# egg share with PCOS question



## bingbong (Dec 9, 2008)

Hi,

I am hoping to do egg share and have been reading the info sent from LWC about it. It says there as part of the criteria that people  will not be accepted with untreated PCOS.

Does anyone know anything about this? 

I used to have very irregular periods but for the last 4 years ish I have had regular monthly periods and I am pretty sure that I ovulate monthly. Does anyone know if I would still need treatment I am not on any and would rather not if I don't need to.

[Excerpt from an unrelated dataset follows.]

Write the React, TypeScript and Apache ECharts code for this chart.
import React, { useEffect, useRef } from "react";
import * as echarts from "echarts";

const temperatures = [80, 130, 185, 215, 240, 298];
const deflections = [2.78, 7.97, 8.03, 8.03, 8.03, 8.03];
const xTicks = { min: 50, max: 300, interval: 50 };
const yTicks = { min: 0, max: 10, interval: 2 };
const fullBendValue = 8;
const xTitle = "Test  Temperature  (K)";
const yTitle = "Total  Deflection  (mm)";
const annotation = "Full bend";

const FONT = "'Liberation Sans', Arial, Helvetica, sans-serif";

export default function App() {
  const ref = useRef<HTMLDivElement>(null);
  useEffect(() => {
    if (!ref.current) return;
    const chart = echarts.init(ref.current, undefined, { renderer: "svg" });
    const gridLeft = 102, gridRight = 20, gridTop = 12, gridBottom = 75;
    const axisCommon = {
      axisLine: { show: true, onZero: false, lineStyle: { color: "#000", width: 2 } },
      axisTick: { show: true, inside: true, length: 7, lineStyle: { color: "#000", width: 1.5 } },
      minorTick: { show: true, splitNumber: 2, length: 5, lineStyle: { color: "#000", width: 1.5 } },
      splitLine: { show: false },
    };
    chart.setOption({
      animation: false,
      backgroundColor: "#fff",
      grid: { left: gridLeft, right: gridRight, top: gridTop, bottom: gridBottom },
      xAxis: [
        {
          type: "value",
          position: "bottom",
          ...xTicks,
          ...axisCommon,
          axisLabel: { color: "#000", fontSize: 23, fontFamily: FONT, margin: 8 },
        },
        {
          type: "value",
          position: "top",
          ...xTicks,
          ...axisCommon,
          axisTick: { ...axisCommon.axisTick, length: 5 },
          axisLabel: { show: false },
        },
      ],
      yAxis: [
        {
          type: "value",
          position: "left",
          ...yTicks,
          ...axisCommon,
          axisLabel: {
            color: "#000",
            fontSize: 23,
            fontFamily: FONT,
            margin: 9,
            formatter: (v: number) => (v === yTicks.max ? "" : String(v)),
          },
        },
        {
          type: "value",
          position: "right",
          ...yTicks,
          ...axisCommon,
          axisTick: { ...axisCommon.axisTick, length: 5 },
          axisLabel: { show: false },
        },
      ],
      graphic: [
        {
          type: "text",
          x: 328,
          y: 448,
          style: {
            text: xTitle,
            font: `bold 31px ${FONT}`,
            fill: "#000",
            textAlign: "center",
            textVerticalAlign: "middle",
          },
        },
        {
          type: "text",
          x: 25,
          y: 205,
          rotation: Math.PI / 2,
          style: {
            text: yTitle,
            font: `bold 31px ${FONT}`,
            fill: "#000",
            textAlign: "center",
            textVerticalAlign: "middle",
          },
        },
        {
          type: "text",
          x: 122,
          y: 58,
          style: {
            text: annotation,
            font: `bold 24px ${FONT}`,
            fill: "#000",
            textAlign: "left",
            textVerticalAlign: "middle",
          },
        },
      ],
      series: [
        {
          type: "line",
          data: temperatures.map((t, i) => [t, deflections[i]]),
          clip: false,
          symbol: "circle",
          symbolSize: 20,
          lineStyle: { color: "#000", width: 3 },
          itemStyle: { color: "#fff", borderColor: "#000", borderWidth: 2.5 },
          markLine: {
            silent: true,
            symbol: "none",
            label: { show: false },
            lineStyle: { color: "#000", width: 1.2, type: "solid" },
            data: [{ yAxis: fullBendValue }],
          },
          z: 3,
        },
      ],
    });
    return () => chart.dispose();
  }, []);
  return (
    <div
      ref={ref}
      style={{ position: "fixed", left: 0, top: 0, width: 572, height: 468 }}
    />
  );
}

I happen to be seeing my GP tomorrow so could ask then about starting tx if this is what I need to do. So if anyone can help that would be great!
Thanks
Bingbong


----------



## fluffyhelen9999 (May 13, 2005)

cant say I know about that clinic, but I know the Lister clinic let you ES while having PCO.  Best of luck xx


----------



## tinkerbelle78 (Aug 6, 2007)

Hiya! 

I have PCO and I started all my investigations at Birmingham womens hospital-however, they flatly refused to let me egg share due to PCO.  Am now D/R for egg share at another Midlands clinic so it really depends on the individual clinic.  I've never had any kind of treatment for my PCO although I know there are varying degrees of it.  Not sure if this helps?

Tinkerbelle78 xx


----------



## moocat (Aug 12, 2008)

Hi there,

I have PCOS and am egg sharing at LWC. They were they only clinic in my area which would accept me with PCOS. They have been great.

Good luck!!


----------



## stars and fishes (Mar 30, 2009)

When I spoke to the Darlington LWC clinic they told me it'd depend on test results and individual assessment but that PCOS wouldn't rule me out - I'm still waiting for my first consultation with them though so that's about all I know so far. The only treatment I've had has been with Metformin which has worked pretty well as far as I know, but it had nasty side effects for me... Asking your GP probably can't do any harm though!


----------



## bingbong (Dec 9, 2008)

Thanks guys,

good to hear your experiences! I still don't know what they mean but I hope that when it comes to it they are happy and accept me. 



bingbong


----------